[Part of a data file]
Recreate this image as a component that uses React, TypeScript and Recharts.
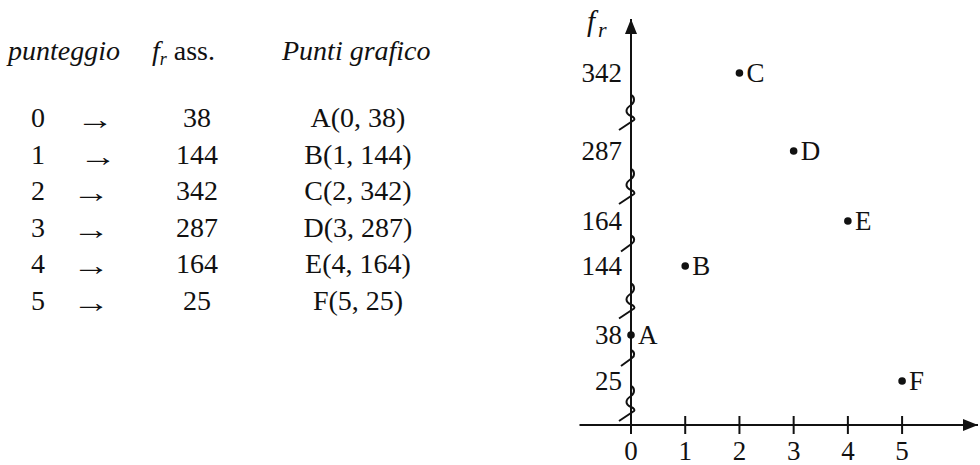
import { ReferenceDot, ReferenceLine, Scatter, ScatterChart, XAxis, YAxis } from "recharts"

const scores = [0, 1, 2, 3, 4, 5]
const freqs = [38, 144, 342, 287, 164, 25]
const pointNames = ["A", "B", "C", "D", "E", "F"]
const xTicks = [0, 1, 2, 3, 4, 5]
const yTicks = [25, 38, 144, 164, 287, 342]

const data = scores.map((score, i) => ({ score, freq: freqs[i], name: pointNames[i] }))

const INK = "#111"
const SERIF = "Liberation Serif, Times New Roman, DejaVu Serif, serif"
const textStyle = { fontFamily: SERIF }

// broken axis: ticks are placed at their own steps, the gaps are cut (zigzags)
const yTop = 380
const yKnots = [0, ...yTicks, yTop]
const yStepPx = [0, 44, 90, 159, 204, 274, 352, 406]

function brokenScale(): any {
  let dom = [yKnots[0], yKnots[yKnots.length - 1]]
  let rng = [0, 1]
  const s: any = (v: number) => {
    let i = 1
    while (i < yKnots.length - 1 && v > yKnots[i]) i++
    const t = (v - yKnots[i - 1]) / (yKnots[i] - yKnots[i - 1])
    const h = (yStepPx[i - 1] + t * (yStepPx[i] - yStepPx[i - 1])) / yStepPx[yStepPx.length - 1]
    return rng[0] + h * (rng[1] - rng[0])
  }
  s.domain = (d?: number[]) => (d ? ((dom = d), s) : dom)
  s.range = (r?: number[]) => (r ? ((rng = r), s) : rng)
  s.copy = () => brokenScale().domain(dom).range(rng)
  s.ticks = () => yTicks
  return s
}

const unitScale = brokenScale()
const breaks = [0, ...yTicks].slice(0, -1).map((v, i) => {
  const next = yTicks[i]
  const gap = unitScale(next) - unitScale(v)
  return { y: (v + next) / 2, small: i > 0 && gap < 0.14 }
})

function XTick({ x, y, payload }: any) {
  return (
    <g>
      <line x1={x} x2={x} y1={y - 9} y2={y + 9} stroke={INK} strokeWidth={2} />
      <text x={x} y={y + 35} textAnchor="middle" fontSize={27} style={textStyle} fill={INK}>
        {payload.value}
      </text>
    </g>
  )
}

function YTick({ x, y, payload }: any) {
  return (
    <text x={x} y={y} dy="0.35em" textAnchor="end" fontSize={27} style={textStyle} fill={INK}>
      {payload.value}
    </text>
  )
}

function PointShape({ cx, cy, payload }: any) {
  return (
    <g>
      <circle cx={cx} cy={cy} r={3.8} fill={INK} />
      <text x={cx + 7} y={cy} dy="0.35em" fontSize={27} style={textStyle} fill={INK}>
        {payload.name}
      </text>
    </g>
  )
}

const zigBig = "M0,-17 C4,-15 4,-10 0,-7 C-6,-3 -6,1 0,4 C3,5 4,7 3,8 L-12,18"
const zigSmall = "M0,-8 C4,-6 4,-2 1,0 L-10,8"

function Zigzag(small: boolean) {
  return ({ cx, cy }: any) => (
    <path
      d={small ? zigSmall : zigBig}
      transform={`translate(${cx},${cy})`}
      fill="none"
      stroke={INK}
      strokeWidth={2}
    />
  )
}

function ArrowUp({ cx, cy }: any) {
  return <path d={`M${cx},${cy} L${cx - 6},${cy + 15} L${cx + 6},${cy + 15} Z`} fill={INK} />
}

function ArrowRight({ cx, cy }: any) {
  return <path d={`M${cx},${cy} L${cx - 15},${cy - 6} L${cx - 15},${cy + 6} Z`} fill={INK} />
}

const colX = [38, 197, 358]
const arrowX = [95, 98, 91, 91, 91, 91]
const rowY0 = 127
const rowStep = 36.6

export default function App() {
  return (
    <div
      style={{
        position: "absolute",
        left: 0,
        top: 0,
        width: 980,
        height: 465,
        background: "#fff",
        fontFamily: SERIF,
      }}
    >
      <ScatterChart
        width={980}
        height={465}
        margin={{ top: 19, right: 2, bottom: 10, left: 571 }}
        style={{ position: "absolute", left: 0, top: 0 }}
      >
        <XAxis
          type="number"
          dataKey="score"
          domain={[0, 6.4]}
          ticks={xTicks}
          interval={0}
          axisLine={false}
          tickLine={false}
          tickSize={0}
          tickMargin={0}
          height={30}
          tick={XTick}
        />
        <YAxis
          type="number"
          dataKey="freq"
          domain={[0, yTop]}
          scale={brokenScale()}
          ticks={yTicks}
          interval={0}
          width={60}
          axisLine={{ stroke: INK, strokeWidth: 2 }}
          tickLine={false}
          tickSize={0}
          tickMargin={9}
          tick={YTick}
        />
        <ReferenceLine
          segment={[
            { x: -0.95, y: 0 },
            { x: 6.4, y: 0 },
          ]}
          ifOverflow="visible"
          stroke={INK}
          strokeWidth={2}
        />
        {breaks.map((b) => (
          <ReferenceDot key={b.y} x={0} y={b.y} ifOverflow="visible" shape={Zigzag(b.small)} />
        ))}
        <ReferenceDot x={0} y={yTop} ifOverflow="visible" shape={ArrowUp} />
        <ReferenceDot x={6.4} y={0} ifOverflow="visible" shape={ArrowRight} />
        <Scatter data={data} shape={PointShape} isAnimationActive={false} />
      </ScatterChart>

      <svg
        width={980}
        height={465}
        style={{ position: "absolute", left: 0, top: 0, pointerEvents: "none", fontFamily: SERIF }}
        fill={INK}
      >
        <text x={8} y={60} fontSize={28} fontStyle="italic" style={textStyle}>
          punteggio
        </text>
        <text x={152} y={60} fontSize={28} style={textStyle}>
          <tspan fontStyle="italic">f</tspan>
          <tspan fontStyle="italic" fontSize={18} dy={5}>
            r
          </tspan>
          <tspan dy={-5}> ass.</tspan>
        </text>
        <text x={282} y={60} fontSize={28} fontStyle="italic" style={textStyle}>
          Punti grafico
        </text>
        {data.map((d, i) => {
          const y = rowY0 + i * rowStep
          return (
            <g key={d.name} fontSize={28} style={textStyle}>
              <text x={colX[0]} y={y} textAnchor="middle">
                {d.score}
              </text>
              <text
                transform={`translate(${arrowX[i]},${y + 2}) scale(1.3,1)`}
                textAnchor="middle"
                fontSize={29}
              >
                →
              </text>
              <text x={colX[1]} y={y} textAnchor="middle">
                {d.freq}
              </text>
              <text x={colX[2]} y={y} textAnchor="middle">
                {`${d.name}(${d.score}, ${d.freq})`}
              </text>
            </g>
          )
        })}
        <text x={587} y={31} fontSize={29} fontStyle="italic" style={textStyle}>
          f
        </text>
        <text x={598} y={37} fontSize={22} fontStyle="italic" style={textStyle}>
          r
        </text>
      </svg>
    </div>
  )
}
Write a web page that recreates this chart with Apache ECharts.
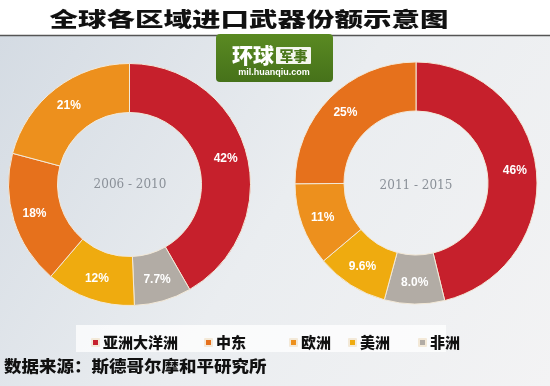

• _SHORT EXERCISE_
Could the lines from the top of the material through the line with "const yStepPx = [0, 44, 90, 159, 204, 274, 352, 406]" be repeated exactly, pictures left out?

• _FINAL RESULT_
Recreate this image as a component that uses React, TypeScript and Recharts.
import { ReferenceDot, ReferenceLine, Scatter, ScatterChart, XAxis, YAxis } from "recharts"

const scores = [0, 1, 2, 3, 4, 5]
const freqs = [38, 144, 342, 287, 164, 25]
const pointNames = ["A", "B", "C", "D", "E", "F"]
const xTicks = [0, 1, 2, 3, 4, 5]
const yTicks = [25, 38, 144, 164, 287, 342]

const data = scores.map((score, i) => ({ score, freq: freqs[i], name: pointNames[i] }))

const INK = "#111"
const SERIF = "Liberation Serif, Times New Roman, DejaVu Serif, serif"
const textStyle = { fontFamily: SERIF }

// broken axis: ticks are placed at their own steps, the gaps are cut (zigzags)
const yTop = 380
const yKnots = [0, ...yTicks, yTop]
const yStepPx = [0, 44, 90, 159, 204, 274, 352, 406]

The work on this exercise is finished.